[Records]
·····
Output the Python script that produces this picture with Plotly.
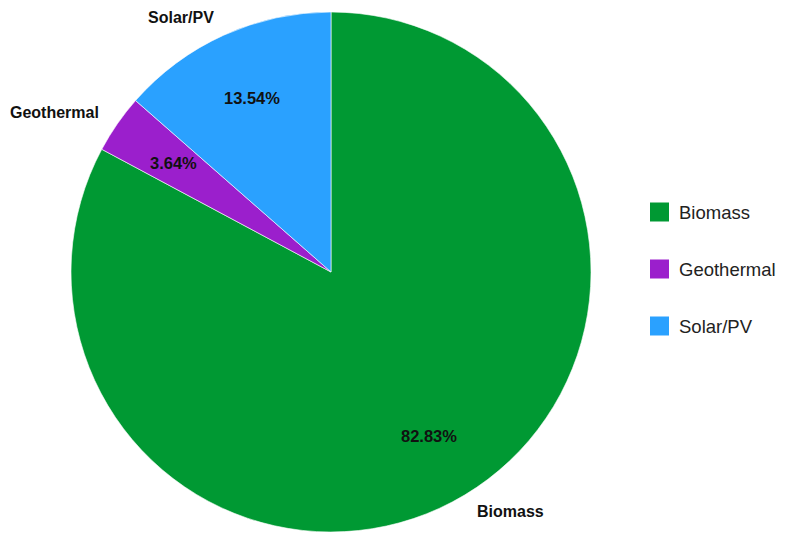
import math
import plotly.graph_objects as go

# Share of generation by source (percent)
labels = ["Biomass", "Geothermal", "Solar/PV"]
values = [82.83, 3.64, 13.54]
colors = ["#009933", "#9b1fcc", "#2aa1ff"]

W, H = 793, 533
CX, CY, R = 331, 272, 260  # pie centre and radius in pixels

fig = go.Figure(
    go.Pie(
        labels=labels,
        values=values,
        sort=False,
        direction="clockwise",
        rotation=0,
        marker=dict(colors=colors, line=dict(color="white", width=0.6)),
        textinfo="none",
        hoverinfo="label+percent",
        showlegend=False,
        domain=dict(x=[(CX - R) / W, (CX + R) / W], y=[1 - (CY + R) / H, 1 - (CY - R) / H]),
    )
)


def to_paper(px, py):
    return px / W, 1 - py / H


FONT = "Liberation Sans, Arial, sans-serif"
annotations = []
total = sum(values)
cum = 0.0
for lab, val in zip(labels, values):
    mid = (cum + val / 2) / total
    cum += val
    th = 2 * math.pi * mid
    s, c = math.sin(th), math.cos(th)
    # percentage inside the slice
    x, y = to_paper(CX + 0.735 * R * s, CY - 0.735 * R * c)
    annotations.append(dict(
        x=x, y=y, xref="paper", yref="paper", text=f"<b>{val:.2f}%</b>",
        showarrow=False, xanchor="center", yanchor="middle",
        font=dict(family=FONT, size=16.5, color="#111"),
    ))
    # category name just outside the rim
    x, y = to_paper(CX + 1.075 * R * s, CY - 1.075 * R * c)
    annotations.append(dict(
        x=x, y=y, xref="paper", yref="paper", text=f"<b>{lab}</b>",
        showarrow=False, xanchor="left" if s > 0 else "right", yanchor="middle",
        font=dict(family=FONT, size=16, color="#111"),
    ))

# legend: coloured squares with names
shapes = []
LX, LY0, STEP, SQ = 650, 212, 57, 19
for i, (lab, col) in enumerate(zip(labels, colors)):
    yc = LY0 + i * STEP
    x0, y0 = to_paper(LX, yc + SQ / 2)
    x1, y1 = to_paper(LX + SQ, yc - SQ / 2)
    shapes.append(dict(type="rect", xref="paper", yref="paper", x0=x0, y0=y0, x1=x1, y1=y1,
                       fillcolor=col, line=dict(width=0)))
    tx, ty = to_paper(LX + SQ + 8, yc)
    annotations.append(dict(
        x=tx, y=ty, xref="paper", yref="paper", text=lab, showarrow=False,
        xanchor="left", yanchor="middle",
        font=dict(family=FONT, size=18.5, color="#222"),
    ))

fig.update_layout(
    width=W, height=H,
    margin=dict(l=0, r=0, t=0, b=0),
    paper_bgcolor="white",
    plot_bgcolor="white",
    annotations=annotations,
    shapes=shapes,
)

fig.write_html("out.html")
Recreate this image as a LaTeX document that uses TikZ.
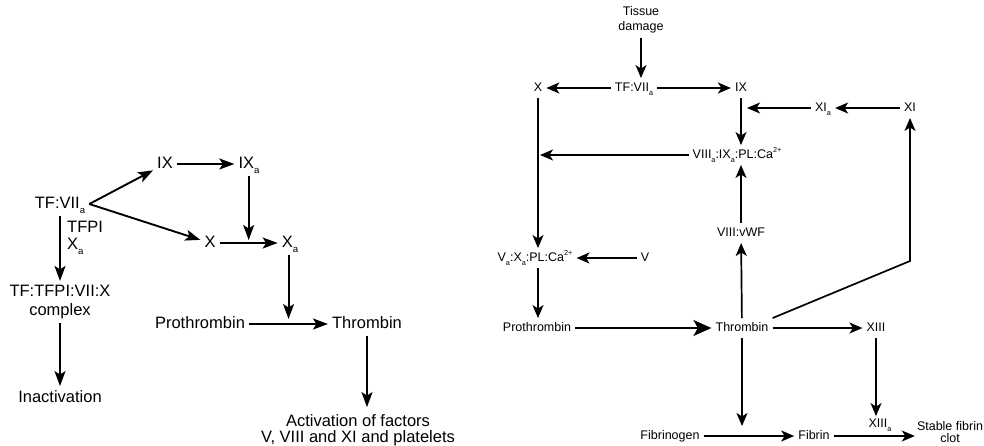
·····
### AIM OF THE TASK
Transcribe every entry word for word, but skip the pictures.

### EXERCISE SOLUTION
Output the Python script that produces this picture with Plotly.
import math
import plotly.graph_objects as go

# Share of generation by source (percent)
labels = ["Biomass", "Geothermal", "Solar/PV"]
values = [82.83, 3.64, 13.54]
colors = ["#009933", "#9b1fcc", "#2aa1ff"]

W, H = 793, 533
CX, CY, R = 331, 272, 260  # pie centre and radius in pixels

fig = go.Figure(
    go.Pie(
        labels=labels,
        values=values,
        sort=False,
        direction="clockwise",
        rotation=0,
        marker=dict(colors=colors, line=dict(color="white", width=0.6)),
        textinfo="none",
        hoverinfo="label+percent",
        showlegend=False,
        domain=dict(x=[(CX - R) / W, (CX + R) / W], y=[1 - (CY + R) / H, 1 - (CY - R) / H]),
    )
)


def to_paper(px, py):
    return px / W, 1 - py / H


FONT = "Liberation Sans, Arial, sans-serif"
annotations = []
total = sum(values)
cum = 0.0
for lab, val in zip(labels, values):
    mid = (cum + val / 2) / total
    cum += val
    th = 2 * math.pi * mid
    s, c = math.sin(th), math.cos(th)
    # percentage inside the slice
    x, y = to_paper(CX + 0.735 * R * s, CY - 0.735 * R * c)
    annotations.append(dict(
        x=x, y=y, xref="paper", yref="paper", text=f"<b>{val:.2f}%</b>",
        showarrow=False, xanchor="center", yanchor="middle",
        font=dict(family=FONT, size=16.5, color="#111"),
    ))
    # category name just outside the rim
    x, y = to_paper(CX + 1.075 * R * s, CY - 1.075 * R * c)
    annotations.append(dict(
        x=x, y=y, xref="paper", yref="paper", text=f"<b>{lab}</b>",
        showarrow=False, xanchor="left" if s > 0 else "right", yanchor="middle",
        font=dict(family=FONT, size=16, color="#111"),
    ))

# legend: coloured squares with names
shapes = []
LX, LY0, STEP, SQ = 650, 212, 57, 19
for i, (lab, col) in enumerate(zip(labels, colors)):
    yc = LY0 + i * STEP
    x0, y0 = to_paper(LX, yc + SQ / 2)
    x1, y1 = to_paper(LX + SQ, yc - SQ / 2)
    shapes.append(dict(type="rect", xref="paper", yref="paper", x0=x0, y0=y0, x1=x1, y1=y1,
                       fillcolor=col, line=dict(width=0)))
    tx, ty = to_paper(LX + SQ + 8, yc)
    annotations.append(dict(
        x=tx, y=ty, xref="paper", yref="paper", text=lab, showarrow=False,
        xanchor="left", yanchor="middle",
        font=dict(family=FONT, size=18.5, color="#222"),
    ))

fig.update_layout(
    width=W, height=H,
    margin=dict(l=0, r=0, t=0, b=0),
    paper_bgcolor="white",
    plot_bgcolor="white",
    annotations=annotations,
    shapes=shapes,
)

fig.write_html("out.html")
Recreate this image as a LaTeX document that uses TikZ.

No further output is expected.